You might know that since the site launched two years ago it’s had 60,000 entries, prompting some serious soul-searching about the way sexism continues to permeate our everyday lives in a regular newspaper column, a TED Talk and now a book – Everyday Sexism, out today. But you probably don’t know that, since the site launched two years ago, the website’s founder Laura has faced a barrage of abuse from trolls almost daily.
‘Within a month of starting the project I was getting 200 messages everyday of really, really bad abuse,’ she tells The Debrief. ‘Really graphic descriptions of domestic violence and rape – and very specific death threats and rape threats.’
Laura believes it’s an organised group of trolls, who plan co-ordinated campaigns against her. ‘They’re very clever about it. They’ll co-ordinate it so there are hundreds of them coming in for a couple of days and then they’ll stop for a few hours and you kind of have this huge sense of relief, and then they’ll start coming back slowly saying, “Oh, hi again, did you think we’d forgotten you?”’
The abuse has often been terrifyingly personal – for instance, recently targeting Laura’s wedding this summer. ‘They made specific threats about the wedding [and] my fiancé; they’ve hacked into Facebook and got pictures of my engagement ring. I never thought for a second that this would creep into that aspect of my life. I’ve had to put something on my wedding invitations asking guests not to put anything on social media and to keep it private. That’s been really horrible, because it should be such a joyful happy time.’
The abuse is all the more galling when you remember the well-documented reason why Laura started the site in the first place – and what it’s since achieved. After she got cat-called, groped and harassed several times in one week, she realised how normalised that sort of behaviour had become, and asked other women to share their experiences in an attempt to paint a bigger picture.
The subsequent success of the site – both in terms of the volume of responses and the level of awareness it has raised around ‘everyday sexism’ has been immense. Even Laura was shocked. ‘I thought we’d just get entries from adult women talking about their lives, but stories flooded in from girls as young as nine or ten. In particular there was loads of stuff around the street harassment they were getting when they were wearing their school uniforms. Not just wolf whistles, but you know horrific stuff, abusive and aggressive stuff.’
Seeing the response grow is what spurs Laura on – despite the vitriol. ‘There are days when it gets really bad and I get really scared,’ she says, admitting that occasionally her fiancé will take over moderating the site for a few days. ‘But there’s never been a time when I wished I hadn’t done it – because there’s also never a day where I don’t get an email from a young girl saying that she didn’t think could stand up and fight this and now she’s seen all these other women and realises that she can. There’s always something so positive coming out of it.’

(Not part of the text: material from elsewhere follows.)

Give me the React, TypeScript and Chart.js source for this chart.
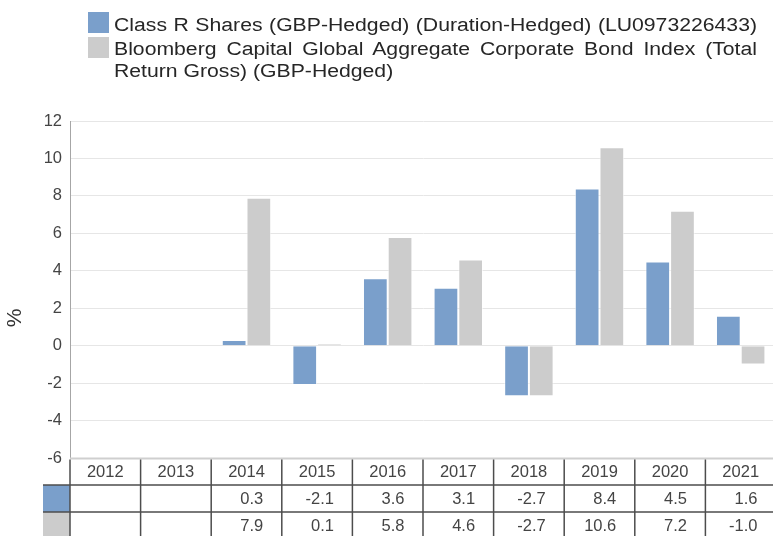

At the moment, tackling misogyny at university level is high on Laura’s agenda. She gave the keynote speech at this year’s NUS conference on banishing lad culture on campus and has written extensively on the subject. But are girls at uni really faced with more sexism now – or are we all just reading about it more? ‘What I do think is different [for women at uni now] is the use of “banter” – this idea of being a lad. That’s definitely something new, it wasn’t there when I was at university and I only graduated in 2010,’ she says.
The problem, as Laura sees it, is that by turning every sexist comment into a joke, it robs young women (and men) of the opportunity to protest. ‘There’s this inbuilt defence of “you don’t have a sense of humour, it’s only a joke”. And yet, when you look at what they’re saying, it’s violent abuse and it all comes under this strange banner of irony that makes it so hard to fight against.’
But how do you fight it when overt sexism has become an acceptable part of every young woman’s daily experience? According to Laura, it’s by sticking together – an ethos at the very heart of Everyday Sexism. ‘So much of this boils down to bullying. When you say someone doesn’t have a sense of humour you’re isolating them. What you’re really saying is that everyone else is in on the joke and you’re on the outside of it. But if enough people in the middle stand up and say, “Actually, I don’t think it’s funny,” then actually, the power falls away.’
Speaking of power, considering that what Laura does is innately political, it’s perhaps surprising that she’s not yet been signed up to run for Parliament. ‘It’s not that I’m anti-politics; it’s just that I think that feminism is universal. It has to be about everybody and by getting into politics you automatically alienate people who aren’t on your party’s side, as it were. I think this is too important to risk losing half the country’s support, it should be something that absolutely crosses party lines.’
Besides, perhaps online engagement is where the real power and influence now lies, rather than the political framework? ‘It’s not necessarily that there’s more power in it, but I think that young people in particular feel that’s where they’re able to actually make their voices heard. I think there’s this huge sense of disillusionment with politicians and I think a lot of young people of my generation feel that no matter how much they do raise their voices and go on marches, and do anything they can do get their message to politicians, it’s ignored.’
Laura argues that’s why sites like Everyday Sexism – and the other vocal digital campaigns around ending Page 3 and FGM – are even more important. Hence the book release. ‘We’d hit over 50,000 entries and we got to the point where no-one had time to go to the website and read all of them, so I felt like it was important to try and sum up the themes that have come out of it,’ she explains.
Next for Laura are the international Everyday Sexism pages – with sites launching in Serbia, Japan, China, Sweden, Columbia and Mexico (by no means an exhaustive list), the web platform is quickly becoming a global brand. Not that she’s turning her attention away from the UK completely. ‘We’re launching a really big campaign soon specifically aimed at domestic violence in the teen and young age group.’
She admits that she’s only switched her Twitter off once since the website launched, on a brief (internet free) trip to the Arctic Circle. Now the book’s out, does she even get a holiday? ‘Well, I will get to go on my honeymoon, so I’m looking forward to that. The place we’re going to is in the middle of nowhere. It does have WiFi, but I think we might have to make a rule that we switch it off as soon as we get there.’